# START OF RECORD LIST

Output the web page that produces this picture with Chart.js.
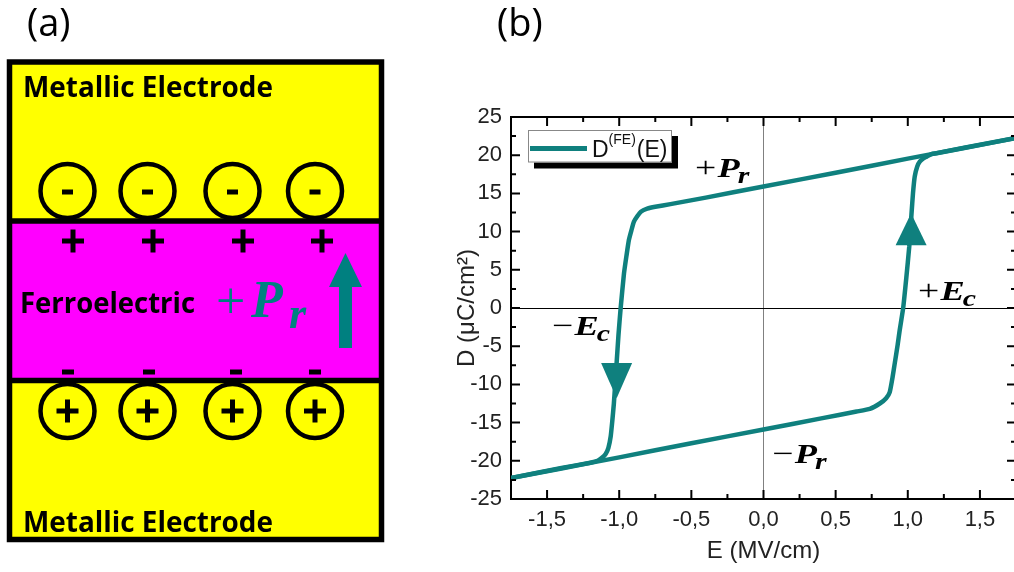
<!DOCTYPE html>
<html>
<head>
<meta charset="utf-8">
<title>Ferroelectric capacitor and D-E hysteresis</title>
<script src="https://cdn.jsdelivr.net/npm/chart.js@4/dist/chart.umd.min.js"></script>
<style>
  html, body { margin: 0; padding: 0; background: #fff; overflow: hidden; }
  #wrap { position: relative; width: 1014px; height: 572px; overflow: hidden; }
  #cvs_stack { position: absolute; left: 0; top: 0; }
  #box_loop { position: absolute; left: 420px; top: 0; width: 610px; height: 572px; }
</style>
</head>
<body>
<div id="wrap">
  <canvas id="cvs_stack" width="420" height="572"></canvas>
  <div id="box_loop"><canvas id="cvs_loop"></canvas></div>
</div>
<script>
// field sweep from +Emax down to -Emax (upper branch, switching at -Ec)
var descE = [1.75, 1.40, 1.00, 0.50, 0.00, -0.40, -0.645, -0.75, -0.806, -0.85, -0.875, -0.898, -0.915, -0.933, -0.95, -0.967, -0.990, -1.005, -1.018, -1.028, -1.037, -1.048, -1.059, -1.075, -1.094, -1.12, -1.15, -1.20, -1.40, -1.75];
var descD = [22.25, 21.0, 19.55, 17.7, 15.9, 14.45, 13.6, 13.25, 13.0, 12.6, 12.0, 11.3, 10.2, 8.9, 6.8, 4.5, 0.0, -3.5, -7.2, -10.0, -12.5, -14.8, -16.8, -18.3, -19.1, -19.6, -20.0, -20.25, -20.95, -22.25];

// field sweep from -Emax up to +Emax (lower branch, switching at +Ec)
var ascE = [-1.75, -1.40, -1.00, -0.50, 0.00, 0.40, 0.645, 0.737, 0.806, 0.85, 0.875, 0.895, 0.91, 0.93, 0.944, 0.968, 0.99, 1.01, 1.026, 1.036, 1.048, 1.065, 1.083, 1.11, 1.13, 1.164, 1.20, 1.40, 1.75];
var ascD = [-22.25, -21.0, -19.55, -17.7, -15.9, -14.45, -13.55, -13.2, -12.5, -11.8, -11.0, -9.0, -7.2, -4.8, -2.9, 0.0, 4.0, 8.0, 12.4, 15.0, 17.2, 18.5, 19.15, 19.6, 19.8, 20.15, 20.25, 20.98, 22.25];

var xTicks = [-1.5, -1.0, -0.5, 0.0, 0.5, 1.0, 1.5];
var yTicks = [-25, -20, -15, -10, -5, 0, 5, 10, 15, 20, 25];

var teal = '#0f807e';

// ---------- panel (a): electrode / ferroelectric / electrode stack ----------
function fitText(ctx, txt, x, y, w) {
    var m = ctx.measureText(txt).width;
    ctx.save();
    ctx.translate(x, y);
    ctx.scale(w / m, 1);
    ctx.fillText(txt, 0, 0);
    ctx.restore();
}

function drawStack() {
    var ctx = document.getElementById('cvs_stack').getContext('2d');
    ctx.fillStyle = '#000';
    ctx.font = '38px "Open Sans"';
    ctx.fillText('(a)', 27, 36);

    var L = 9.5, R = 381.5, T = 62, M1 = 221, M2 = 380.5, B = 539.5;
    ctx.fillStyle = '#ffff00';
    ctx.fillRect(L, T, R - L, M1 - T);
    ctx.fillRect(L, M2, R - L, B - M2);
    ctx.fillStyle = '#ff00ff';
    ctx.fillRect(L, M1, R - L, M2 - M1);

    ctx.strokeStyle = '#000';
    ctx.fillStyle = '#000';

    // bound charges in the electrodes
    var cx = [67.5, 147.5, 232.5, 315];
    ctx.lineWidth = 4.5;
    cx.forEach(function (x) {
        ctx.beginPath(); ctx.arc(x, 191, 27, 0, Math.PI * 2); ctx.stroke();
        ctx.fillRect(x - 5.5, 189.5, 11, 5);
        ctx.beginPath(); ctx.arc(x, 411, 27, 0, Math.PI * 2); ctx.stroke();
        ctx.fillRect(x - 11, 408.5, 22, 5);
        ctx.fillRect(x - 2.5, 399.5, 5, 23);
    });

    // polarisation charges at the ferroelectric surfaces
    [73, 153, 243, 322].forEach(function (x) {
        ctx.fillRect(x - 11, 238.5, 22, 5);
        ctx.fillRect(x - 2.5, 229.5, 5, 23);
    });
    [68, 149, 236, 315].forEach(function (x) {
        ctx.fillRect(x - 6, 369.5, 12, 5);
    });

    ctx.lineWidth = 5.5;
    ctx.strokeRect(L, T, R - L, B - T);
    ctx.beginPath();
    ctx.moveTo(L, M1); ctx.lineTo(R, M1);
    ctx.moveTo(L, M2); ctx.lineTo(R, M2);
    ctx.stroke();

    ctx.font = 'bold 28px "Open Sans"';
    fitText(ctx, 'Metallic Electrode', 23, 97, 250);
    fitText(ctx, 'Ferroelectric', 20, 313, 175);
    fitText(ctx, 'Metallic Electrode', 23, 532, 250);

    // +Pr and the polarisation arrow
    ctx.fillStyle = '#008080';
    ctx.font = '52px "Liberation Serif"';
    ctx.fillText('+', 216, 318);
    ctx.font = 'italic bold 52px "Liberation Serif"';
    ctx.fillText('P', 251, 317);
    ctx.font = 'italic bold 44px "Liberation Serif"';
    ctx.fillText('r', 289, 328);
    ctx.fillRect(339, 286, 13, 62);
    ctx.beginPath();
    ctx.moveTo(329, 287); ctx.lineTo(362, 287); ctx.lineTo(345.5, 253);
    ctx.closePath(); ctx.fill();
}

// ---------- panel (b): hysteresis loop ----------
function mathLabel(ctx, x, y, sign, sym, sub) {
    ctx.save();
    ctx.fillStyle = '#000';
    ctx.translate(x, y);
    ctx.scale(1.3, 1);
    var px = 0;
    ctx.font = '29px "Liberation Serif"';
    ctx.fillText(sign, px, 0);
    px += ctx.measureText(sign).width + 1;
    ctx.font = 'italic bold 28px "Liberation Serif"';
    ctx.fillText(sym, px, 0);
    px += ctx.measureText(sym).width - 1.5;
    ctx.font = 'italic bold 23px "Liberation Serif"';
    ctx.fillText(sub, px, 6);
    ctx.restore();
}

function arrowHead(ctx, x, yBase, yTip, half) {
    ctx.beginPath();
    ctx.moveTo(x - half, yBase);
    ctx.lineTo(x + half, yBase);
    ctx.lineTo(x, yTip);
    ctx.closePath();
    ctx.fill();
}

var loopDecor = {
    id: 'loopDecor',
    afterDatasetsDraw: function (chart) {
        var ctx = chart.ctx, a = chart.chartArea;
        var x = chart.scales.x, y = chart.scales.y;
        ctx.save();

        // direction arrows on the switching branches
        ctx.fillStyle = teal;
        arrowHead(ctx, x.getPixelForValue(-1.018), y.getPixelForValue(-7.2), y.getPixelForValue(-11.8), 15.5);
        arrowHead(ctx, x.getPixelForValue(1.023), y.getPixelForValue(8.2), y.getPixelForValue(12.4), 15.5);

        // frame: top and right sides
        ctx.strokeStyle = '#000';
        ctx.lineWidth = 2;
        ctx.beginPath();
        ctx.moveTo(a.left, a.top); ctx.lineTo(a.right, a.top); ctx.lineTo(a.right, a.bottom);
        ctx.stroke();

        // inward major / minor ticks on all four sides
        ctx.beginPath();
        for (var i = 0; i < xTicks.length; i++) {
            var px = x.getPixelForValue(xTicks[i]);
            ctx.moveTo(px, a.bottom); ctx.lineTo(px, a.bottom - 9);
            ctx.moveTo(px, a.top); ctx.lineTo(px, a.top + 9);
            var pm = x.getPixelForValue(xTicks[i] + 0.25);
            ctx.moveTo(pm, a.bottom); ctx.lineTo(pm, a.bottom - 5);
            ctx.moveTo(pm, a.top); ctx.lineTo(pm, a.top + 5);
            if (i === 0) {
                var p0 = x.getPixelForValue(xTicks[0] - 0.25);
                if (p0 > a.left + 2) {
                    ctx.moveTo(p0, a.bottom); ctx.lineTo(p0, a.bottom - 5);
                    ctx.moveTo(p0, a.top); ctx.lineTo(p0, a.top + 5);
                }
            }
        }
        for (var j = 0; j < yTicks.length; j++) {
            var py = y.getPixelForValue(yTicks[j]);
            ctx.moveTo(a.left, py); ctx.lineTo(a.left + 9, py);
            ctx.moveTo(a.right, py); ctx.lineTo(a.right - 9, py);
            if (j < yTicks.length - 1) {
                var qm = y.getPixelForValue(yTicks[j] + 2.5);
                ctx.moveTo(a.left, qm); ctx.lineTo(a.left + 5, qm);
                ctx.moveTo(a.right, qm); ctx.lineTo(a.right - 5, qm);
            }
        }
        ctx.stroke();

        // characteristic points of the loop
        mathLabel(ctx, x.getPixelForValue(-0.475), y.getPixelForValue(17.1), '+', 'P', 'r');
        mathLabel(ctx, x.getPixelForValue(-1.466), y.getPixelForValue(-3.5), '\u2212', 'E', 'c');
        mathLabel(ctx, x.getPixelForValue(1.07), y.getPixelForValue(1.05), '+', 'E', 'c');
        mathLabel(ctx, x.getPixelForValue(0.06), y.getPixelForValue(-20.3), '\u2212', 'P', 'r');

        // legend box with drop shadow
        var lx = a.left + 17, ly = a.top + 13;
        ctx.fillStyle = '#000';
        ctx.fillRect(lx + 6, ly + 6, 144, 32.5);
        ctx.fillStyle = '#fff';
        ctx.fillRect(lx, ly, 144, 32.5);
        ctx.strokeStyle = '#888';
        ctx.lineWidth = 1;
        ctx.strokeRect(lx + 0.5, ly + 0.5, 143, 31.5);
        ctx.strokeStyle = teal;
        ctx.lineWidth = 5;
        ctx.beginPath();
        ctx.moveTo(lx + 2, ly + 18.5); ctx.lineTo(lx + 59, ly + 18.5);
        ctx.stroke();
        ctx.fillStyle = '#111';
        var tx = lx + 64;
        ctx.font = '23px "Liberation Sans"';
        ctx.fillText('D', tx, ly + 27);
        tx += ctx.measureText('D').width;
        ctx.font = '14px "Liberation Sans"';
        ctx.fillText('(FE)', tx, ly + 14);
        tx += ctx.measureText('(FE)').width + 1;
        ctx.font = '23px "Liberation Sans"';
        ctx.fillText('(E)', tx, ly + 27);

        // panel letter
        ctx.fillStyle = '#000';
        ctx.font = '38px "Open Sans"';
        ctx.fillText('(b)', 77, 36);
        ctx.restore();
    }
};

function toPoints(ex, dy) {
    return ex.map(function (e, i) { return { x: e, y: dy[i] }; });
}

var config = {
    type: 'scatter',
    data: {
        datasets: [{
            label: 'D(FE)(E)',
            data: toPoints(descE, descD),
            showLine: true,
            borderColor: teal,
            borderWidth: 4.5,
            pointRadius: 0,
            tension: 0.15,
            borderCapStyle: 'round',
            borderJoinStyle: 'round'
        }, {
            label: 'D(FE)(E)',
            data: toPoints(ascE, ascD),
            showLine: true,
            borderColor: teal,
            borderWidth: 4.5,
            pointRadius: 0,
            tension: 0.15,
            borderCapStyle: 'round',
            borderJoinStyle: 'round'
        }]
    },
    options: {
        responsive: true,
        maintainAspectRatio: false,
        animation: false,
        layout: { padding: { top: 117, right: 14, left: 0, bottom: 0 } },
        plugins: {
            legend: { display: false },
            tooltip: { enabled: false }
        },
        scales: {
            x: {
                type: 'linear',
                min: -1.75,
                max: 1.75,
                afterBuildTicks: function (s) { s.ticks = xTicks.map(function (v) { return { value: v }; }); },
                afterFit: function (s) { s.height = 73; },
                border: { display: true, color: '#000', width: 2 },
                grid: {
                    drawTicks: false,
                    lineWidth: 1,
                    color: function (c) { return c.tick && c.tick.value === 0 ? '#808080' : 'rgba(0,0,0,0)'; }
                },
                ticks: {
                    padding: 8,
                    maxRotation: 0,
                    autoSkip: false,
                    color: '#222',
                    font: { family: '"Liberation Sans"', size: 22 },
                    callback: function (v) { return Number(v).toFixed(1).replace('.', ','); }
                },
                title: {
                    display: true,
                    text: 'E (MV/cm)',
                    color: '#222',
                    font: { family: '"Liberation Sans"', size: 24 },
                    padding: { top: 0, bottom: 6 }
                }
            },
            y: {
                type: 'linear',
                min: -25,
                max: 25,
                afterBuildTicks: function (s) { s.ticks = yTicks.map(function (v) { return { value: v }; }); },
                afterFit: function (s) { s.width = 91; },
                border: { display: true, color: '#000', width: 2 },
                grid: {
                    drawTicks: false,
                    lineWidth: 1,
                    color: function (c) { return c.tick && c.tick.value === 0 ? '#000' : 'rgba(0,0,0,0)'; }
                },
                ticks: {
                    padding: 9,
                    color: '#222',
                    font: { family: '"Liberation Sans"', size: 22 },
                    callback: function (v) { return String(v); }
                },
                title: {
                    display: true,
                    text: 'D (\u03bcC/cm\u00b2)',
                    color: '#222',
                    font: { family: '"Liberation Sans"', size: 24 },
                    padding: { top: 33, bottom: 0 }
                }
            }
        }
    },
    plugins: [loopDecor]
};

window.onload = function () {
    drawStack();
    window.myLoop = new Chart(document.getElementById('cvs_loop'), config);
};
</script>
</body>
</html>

# END OF RECORD LIST
# START OF RECORD LIST

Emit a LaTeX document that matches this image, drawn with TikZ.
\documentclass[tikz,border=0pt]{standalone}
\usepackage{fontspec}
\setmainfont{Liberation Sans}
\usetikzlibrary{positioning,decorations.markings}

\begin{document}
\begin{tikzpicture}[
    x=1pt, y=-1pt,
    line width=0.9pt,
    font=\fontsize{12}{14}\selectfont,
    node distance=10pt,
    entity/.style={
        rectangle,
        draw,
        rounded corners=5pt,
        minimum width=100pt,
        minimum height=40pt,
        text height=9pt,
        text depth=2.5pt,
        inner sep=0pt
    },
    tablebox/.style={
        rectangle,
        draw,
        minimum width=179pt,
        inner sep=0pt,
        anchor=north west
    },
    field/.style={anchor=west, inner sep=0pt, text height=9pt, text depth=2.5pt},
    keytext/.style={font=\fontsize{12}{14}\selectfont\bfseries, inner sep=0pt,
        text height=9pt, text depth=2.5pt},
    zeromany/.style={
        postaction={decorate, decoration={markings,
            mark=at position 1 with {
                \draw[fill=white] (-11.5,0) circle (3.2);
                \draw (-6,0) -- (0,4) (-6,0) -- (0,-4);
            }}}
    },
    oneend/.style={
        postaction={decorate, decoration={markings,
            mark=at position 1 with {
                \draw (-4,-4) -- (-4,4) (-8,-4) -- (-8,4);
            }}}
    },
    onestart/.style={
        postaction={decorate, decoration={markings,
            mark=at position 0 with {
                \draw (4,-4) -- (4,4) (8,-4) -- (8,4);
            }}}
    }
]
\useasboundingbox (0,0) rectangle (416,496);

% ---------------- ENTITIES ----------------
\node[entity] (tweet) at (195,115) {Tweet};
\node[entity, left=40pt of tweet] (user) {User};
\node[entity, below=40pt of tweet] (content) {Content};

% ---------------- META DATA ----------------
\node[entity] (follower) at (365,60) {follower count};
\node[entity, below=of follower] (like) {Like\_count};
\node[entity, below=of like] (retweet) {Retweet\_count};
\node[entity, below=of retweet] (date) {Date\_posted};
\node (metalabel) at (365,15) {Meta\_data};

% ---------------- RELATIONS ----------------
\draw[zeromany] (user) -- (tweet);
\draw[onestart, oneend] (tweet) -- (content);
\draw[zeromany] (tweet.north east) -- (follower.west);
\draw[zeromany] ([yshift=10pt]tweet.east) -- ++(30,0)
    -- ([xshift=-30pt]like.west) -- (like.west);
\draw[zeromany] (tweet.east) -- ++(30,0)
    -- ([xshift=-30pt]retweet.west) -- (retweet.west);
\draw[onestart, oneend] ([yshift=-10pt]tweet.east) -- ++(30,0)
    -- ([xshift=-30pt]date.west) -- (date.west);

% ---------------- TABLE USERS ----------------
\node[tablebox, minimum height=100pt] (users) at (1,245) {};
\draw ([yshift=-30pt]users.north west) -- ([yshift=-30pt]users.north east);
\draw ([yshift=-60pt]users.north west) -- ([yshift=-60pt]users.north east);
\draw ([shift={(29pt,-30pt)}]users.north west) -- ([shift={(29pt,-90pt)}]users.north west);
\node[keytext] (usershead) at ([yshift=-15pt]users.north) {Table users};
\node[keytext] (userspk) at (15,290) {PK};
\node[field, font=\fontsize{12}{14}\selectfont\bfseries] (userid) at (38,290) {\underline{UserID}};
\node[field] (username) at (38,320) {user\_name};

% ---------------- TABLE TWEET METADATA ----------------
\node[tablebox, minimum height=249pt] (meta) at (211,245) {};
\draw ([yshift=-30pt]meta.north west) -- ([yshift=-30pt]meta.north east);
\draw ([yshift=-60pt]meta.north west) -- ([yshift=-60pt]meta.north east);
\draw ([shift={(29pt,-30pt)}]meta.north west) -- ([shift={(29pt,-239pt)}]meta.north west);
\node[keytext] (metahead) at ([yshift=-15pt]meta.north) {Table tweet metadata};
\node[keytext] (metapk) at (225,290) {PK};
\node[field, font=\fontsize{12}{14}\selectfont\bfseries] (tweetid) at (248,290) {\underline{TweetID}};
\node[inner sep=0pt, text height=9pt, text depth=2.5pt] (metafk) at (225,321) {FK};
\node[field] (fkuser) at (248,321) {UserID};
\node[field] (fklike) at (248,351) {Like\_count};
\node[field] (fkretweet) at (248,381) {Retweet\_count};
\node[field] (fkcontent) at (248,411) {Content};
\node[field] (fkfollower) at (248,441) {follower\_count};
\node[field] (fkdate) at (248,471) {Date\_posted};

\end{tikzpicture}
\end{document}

# END OF RECORD LIST

**CHALLENGE**
Examine the listing and say how many of its lines contain the string "with". Give the number alone.

**ANSWER FOR THIS EXERCISE**
6